Council President Herman Van Rompuy told delegates that growth was Europe’s “highest priority” and announced that an informal dinner for European leaders to discuss the issue could be convoked before the next scheduled Council summit in June.

On skills and growth, the main theme of the conference, Van Rompuy said that the European budget for 2014-2020 could be leveraged to deliver results.

“Even if the EU budget is capped at 1% of each member states' GDP, this will generate one trillion euros over the 2014-2020 period,” he claimed, adding on labour shortages and mismatches: “We must do to work what Erasmus has done to studies.”

Convergence of opinion around ideas for a growth pact comes amidst a delicate negotiation between François Hollande – widely expected to win the French Presidency next week – and Angela Merkel, which seems likely to result in a new pact to boost growth in Europe if the Socialist comes out on top.

"We are not the consolidation Taliban," German Deputy Finance Minister Thomas Steffen told a conference on Wednesday (25 April) in Berlin. Hollande, meanwhile, has sent reassuring signals to Merkel that he will not try to re-open the fiscal compact, nor seek changes to the mandate of the European Central Bank (ECB) as he had threatened.

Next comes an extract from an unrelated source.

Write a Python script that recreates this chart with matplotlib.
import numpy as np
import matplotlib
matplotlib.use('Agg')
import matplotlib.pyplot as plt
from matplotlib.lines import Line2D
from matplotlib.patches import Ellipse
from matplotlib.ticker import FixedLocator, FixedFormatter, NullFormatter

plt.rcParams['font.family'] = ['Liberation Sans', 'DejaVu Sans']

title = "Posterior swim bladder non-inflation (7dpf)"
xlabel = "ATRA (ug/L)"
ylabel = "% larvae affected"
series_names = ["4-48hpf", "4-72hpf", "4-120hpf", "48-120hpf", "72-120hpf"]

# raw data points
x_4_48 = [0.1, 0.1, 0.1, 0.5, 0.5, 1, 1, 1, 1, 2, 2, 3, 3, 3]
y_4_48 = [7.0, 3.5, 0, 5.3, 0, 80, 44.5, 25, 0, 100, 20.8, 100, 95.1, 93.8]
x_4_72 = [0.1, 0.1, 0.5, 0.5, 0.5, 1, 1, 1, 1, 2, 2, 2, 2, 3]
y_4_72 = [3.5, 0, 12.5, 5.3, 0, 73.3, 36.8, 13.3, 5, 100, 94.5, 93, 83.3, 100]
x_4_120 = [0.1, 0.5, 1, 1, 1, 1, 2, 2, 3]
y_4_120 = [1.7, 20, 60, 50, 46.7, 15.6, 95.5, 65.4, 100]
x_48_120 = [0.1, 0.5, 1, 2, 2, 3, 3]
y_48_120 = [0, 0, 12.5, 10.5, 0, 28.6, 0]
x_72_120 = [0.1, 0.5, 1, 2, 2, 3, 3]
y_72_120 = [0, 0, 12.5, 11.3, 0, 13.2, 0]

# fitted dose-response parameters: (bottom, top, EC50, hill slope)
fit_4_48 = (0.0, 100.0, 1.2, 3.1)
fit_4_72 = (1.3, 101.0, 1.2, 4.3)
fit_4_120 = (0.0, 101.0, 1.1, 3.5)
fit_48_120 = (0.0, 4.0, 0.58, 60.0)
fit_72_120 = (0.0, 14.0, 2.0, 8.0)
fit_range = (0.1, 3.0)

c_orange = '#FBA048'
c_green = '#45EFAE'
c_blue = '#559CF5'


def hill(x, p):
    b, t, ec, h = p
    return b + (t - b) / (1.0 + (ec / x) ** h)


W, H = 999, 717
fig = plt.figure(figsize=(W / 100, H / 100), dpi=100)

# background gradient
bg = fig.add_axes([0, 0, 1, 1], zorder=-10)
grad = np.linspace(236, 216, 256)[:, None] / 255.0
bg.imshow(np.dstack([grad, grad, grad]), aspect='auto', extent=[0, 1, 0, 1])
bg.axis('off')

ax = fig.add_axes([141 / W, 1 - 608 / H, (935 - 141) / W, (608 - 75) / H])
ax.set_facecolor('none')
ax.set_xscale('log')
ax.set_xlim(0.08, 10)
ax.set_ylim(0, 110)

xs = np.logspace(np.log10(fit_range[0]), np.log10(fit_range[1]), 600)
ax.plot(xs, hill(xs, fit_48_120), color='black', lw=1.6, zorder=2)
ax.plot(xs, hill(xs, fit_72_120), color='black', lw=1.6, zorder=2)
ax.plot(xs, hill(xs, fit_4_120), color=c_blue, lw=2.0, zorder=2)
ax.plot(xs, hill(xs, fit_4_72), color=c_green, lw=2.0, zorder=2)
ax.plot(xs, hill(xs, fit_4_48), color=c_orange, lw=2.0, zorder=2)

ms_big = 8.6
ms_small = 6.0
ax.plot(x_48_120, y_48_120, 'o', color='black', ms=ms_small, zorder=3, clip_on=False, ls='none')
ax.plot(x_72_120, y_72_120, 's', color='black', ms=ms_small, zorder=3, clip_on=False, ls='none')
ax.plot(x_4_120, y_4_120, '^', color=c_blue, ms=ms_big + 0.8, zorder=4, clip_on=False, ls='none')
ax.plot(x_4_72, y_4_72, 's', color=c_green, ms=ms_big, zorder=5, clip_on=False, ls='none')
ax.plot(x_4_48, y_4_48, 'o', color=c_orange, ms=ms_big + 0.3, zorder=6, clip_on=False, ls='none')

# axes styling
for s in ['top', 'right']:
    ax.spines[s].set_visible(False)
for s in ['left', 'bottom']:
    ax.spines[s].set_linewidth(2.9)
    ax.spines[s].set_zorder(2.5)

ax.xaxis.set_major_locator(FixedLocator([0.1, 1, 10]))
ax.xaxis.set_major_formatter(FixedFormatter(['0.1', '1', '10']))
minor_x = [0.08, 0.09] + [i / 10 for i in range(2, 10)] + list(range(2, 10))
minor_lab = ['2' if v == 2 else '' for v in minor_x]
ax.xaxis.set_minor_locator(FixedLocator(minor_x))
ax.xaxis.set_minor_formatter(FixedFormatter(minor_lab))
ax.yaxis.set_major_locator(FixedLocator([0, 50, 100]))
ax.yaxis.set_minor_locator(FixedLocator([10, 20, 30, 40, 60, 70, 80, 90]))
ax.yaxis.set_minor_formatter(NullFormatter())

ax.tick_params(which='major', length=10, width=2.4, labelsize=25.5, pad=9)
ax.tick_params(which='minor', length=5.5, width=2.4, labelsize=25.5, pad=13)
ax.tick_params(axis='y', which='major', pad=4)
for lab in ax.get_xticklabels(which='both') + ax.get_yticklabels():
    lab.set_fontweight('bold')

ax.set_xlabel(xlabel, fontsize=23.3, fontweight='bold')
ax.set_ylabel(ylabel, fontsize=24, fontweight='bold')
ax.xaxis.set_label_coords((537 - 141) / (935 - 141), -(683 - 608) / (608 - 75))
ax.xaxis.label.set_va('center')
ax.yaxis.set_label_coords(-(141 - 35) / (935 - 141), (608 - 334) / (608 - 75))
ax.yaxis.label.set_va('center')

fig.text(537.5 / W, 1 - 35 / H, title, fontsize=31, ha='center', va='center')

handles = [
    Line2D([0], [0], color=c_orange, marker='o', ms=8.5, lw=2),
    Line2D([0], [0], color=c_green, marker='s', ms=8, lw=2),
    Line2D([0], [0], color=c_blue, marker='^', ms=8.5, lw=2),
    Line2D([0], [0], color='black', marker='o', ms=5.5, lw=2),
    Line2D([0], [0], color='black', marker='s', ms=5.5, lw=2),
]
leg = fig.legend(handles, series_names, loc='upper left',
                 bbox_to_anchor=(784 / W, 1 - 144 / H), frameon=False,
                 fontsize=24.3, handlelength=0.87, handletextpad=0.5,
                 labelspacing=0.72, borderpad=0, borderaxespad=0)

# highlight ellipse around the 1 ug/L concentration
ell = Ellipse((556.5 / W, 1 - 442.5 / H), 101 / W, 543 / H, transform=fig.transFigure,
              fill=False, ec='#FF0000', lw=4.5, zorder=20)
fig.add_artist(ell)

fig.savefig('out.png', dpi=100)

Even the ‘hawkish’ ECB President Mario Draghi is now calling for a "growth compact" on top of the fiscal compact.

Elsewhere at the summit, Monti reflected the general mood of delegates in a call to tackle skills by promoting serious apprenticeships a new flexicurity model of labour geared towards more fluid labour markets.

Barroso – determination in the face of pessimism

Set against worsening economic conditions, leaders attempted to cool fraying nerves in the business community.

Speaking at the close of the conference, Commission President José Manuel Barroso pleaded for business leaders to support European-level initiatives on a domestic level and to show determination in the face of Europhobia.

Barroso told delegates that determination was the skill he believed most necessary in his role, adding: “What bother me is not the eurosceptics or Europhobes, those who reject Europe. What really concerns me is the pessimism of those in favour of Europe, who seem to be permanently in despair. Be proud of what we have achieved, and what can be achieved.”

Background

Europe faces an acute lack of highly educated and qualified workers in the fields of science, technology and engineering, which threatens to undermine the future economic competitiveness of the EU.

The 'Europe 2020' strategy, signed off by EU leaders in 2010, includes a target to increase the employment rate across all member states from its current level of around 69% to 75% by 2020.

Achieving this target, which applies for both women and men between 20 and 64 years of age, will mean reducing the number of unemployed people in the EU from around 23 million (9.5% of the workforce) at the start of 2011 to less than 12 million (5% of the workforce) in 2020.

Timeline

  • Before June 2012: Council President Herman Van Rompuy to call for informal dinner of European leaders to discuss growth.